As stories go, it has enough variety among characters for widespread identification, from student revolutionaries to sober factory workers, from prostitutes to bourgeoisie. It begins in a Toulon prison, where Jean Valjean (J. Mark McVey) is being released. He has served 19 years: five for stealing a loaf of bread for his sister's starving family and the rest for trying to escape. His freedom has its limitations, though. By law he must show yellow identification papers that reveal he is on parole, and as such he will remain a pariah whom few will hire.
Pressed by bitterness and his situation to steal again, he does so from a compassionate bishop who has given him food and shelter. He is quickly caught by the police and brought to the cleric, who lies and says that the silver candlesticks were a gift to the pauper. Shamed into an honest life by this second chance, he hides the fact of his parole, changes his name and eventually becomes a model citizen.
After eight years he has become the wealthy Monsieur Madeleine, a factory owner and mayor of Montreuil-sur-Mer, no less. Prosperity has changed his appearance so much that Javert (Andrew Varela), the policeman who paroled him and is thereby responsible for his capture, no longer recognizes him when they meet. However, though Javert becomes suspicious when the mayor displays extraordinary strength in rescuing a man under a cart, reminding him of Valjean, the escaped convict risks his freedom once again with yet another act of selflessness.
Needless to say, over the three hours required to convey the 1200-page novel, further injustices, dangers to good people, and benefits to evil people abound, as do a wealth of powerful songs to match the large emotions portrayed. The songs blend operatically into the dialogue, a la recitative.
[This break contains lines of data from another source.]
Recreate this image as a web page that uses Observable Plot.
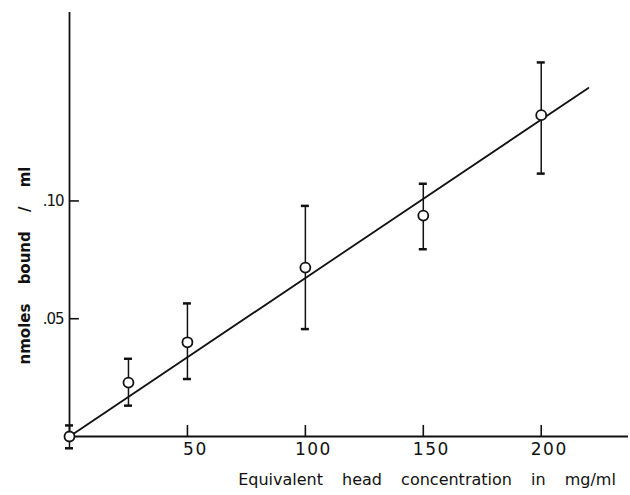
<!DOCTYPE html>
<html><head><meta charset="utf-8">
<script src="https://cdn.jsdelivr.net/npm/d3@7"></script>
<script src="https://cdn.jsdelivr.net/npm/@observablehq/plot@0.6"></script>
<style>
body{margin:0;background:#fff}
svg{display:block}
svg text{word-spacing:14px}
g[aria-label="x-axis tick label"] text{letter-spacing:1.5px}
g[aria-label="y-axis tick label"] text{letter-spacing:-1px}
</style>
</head><body><div id="chart"></div>
<script>
const conc = [0, 25, 50, 100, 150, 200];
const bound = [0, 0.0229, 0.040, 0.0717, 0.0938, 0.1364];
const errLow = [-0.005, 0.0131, 0.0244, 0.0456, 0.0795, 0.1116];
const errHigh = [0.0047, 0.033, 0.0565, 0.0979, 0.1073, 0.1588];
const fitX = [0, 220];
const fitY = [0, 0.148];
const xTicks = [50, 100, 150, 200];
const yTicks = [0.05, 0.10];
const yTickLabels = [".05", ".10"];
const xTitle = "Equivalent head concentration in mg/ml";
const yTitle = "nmoles bound / ml";

const points = conc.map((x, i) => ({x, y: bound[i], lo: errLow[i], hi: errHigh[i]}));
const fit = fitX.map((x, i) => ({x, y: fitY[i]}));
const ink = "#111";
// inward tick lengths expressed in data units (~11px and ~10px)
const xTickLen = 0.0047;
const yTickLen = 4.2;

const chart = Plot.plot({
  width: 630, height: 495,
  marginLeft: 69, marginRight: 2, marginTop: 12, marginBottom: 59,
  x: {domain: [0, 237]},
  y: {domain: [0, 0.18]},
  style: {fontFamily: "DejaVu Sans", background: "white", color: ink},
  marks: [
    Plot.ruleY([0], {stroke: ink, strokeWidth: 1.8}),
    Plot.ruleX([0], {stroke: ink, strokeWidth: 1.8}),
    Plot.ruleX(xTicks, {x: d => d, y1: 0, y2: xTickLen, stroke: ink, strokeWidth: 1.6}),
    Plot.ruleY(yTicks, {y: d => d, x1: 0, x2: yTickLen, stroke: ink, strokeWidth: 1.6}),
    Plot.axisX(xTicks, {tickSize: 0, tickPadding: 6, dx: 8, label: null, fontSize: 17, tickFormat: d => String(d)}),
    Plot.axisY(yTicks, {tickSize: 0, tickPadding: 6, label: null, fontSize: 15, tickFormat: d => yTickLabels[yTicks.indexOf(d)]}),
    Plot.ruleX(points, {x: "x", y1: "lo", y2: "hi", stroke: ink, strokeWidth: 1.5}),
    Plot.ruleY(points, {x1: "x", x2: "x", y: "hi", insetLeft: -4, insetRight: -4, stroke: ink, strokeWidth: 2.5}),
    Plot.ruleY(points, {x1: "x", x2: "x", y: "lo", insetLeft: -4, insetRight: -4, stroke: ink, strokeWidth: 2.5}),
    Plot.line(fit, {x: "x", y: "y", stroke: ink, strokeWidth: 1.8}),
    Plot.dot(points, {x: "x", y: "y", r: 5, fill: "white", stroke: ink, strokeWidth: 1.8}),
    Plot.text([xTitle], {frameAnchor: "bottom", dx: 78, dy: 48, fontSize: 16, fill: ink}),
    Plot.text([yTitle], {frameAnchor: "left", textAnchor: "middle", rotate: -90, dx: -44, dy: 41, fontSize: 15, fontWeight: "bold", fill: ink})
  ]
});
document.getElementById("chart").append(chart);
</script>
</body></html>
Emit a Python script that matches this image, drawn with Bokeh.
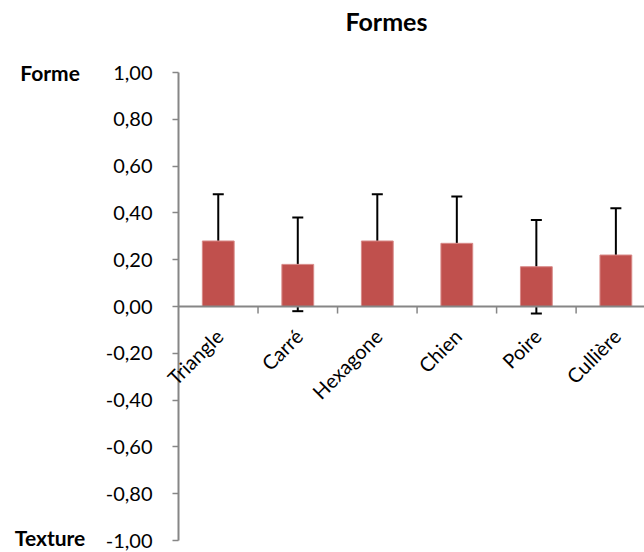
from bokeh.plotting import figure
from bokeh.models import (Range1d, FixedTicker, CustomJSTickFormatter, Span,
                          Whisker, TeeHead, ColumnDataSource)
from bokeh.core.properties import value
from bokeh.embed import file_html
from bokeh.resources import INLINE
import math

# ---- data ----
categories = ["Triangle", "Carré", "Hexagone", "Chien", "Poire", "Cullière"]
means = [0.28, 0.18, 0.28, 0.27, 0.17, 0.22]
errors = [0.20, 0.20, 0.20, 0.20, 0.20, 0.20]
y_ticks = [-1.0, -0.8, -0.6, -0.4, -0.2, 0.0, 0.2, 0.4, 0.6, 0.8, 1.0]
title_text = "Formes"
end_labels = ["Forme", "Texture"]

FONT = "Lato"
BAR = "#C0504D"
AXIS = "#868686"

xs = [i + 0.5 for i in range(len(categories))]
src = ColumnDataSource(dict(
    x=xs, cat=categories, top=means,
    upper=[m + e for m, e in zip(means, errors)],
    lower=[m - e for m, e in zip(means, errors)],
))

p = figure(width=644, height=552, output_backend="svg", toolbar_location=None,
           x_range=Range1d(0, 5.86), y_range=Range1d(-1, 1),
           x_axis_location=None, min_border_left=178, min_border_right=0,
           min_border_top=72, min_border_bottom=12)
p.outline_line_color = None
p.grid.visible = False
p.background_fill_color = "white"

# y axis
ya = p.yaxis[0]
ya.ticker = FixedTicker(ticks=y_ticks)
ya.formatter = CustomJSTickFormatter(code="""
    var t = Math.abs(tick) < 1e-9 ? 0 : tick;
    return t.toFixed(2).replace('.', ',');
""")
ya.axis_line_color = AXIS
ya.axis_line_width = 2
ya.major_tick_line_color = AXIS
ya.major_tick_line_width = 1.5
ya.major_tick_out = 6
ya.major_tick_in = 0
ya.minor_tick_line_color = None
ya.major_label_standoff = 20
ya.major_label_text_font = FONT
ya.major_label_text_font_size = "20px"
ya.major_label_text_color = "#000000"

# bars
p.vbar(x="x", top="top", bottom=0, width=0.4, source=src,
       fill_color=BAR, line_color="#D88A88", line_width=1)

# horizontal category axis at zero
p.add_layout(Span(location=0, dimension="width", line_color=AXIS, line_width=2))
bounds = list(range(1, len(categories) + 1))
p.segment(x0=bounds, y0=[0] * len(bounds), x1=bounds, y1=[-0.03] * len(bounds),
          line_color=AXIS, line_width=1.5)

# error bars
p.add_layout(Whisker(base="x", upper="upper", lower="lower", source=src,
                     line_color="black", line_width=2,
                     upper_head=TeeHead(size=11, line_color="black", line_width=2),
                     lower_head=TeeHead(size=11, line_color="black", line_width=2)))

# category labels (rotated)
p.text(x="x", y=0, text="cat", source=src, angle=math.pi / 4,
       text_align="right", text_baseline="middle", x_offset=1, y_offset=26,
       text_font=value(FONT), text_font_size="20px", text_color="black",
       level="overlay")

# "Forme" / "Texture" at the ends of the value axis
p.text(x=[-1.615, -1.615], y=[y_ticks[-1], y_ticks[0]], text=end_labels,
       y_offset=[0, -3], text_align="center", text_baseline="middle",
       text_font=value(FONT), text_font_style="bold", text_font_size="21px",
       text_color="black", level="overlay")

# chart title (drawn above the frame, unclipped)
p.text(x=[2.615], y=[1.222], text=[title_text], text_align="center",
       text_baseline="alphabetic", text_font=value(FONT), text_font_style="bold",
       text_font_size="25px", text_color="black", level="overlay")

open("out.html", "w").write(file_html(p, INLINE))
As a factory boss, Valjean was responsible for the unjust death of Fantine (Betsy Morgan) and the probable dire fate of her young daughter Cossette (Maya Jade Frank), so he becomes her guardian. The child was being carelessly cared for by the comically villainous Thénardier (Richard Vida, Shawna M. Hamic), whose eventual revolving poverty and wealth represent that of the country. The hopeless conditions of factory workers and the unemployed are conveyed by the desperate "At the End of the Day," as unrealistic hope is by Fantine's "I Dreamed a Dream" and Cosette's "Castle On a Cloud."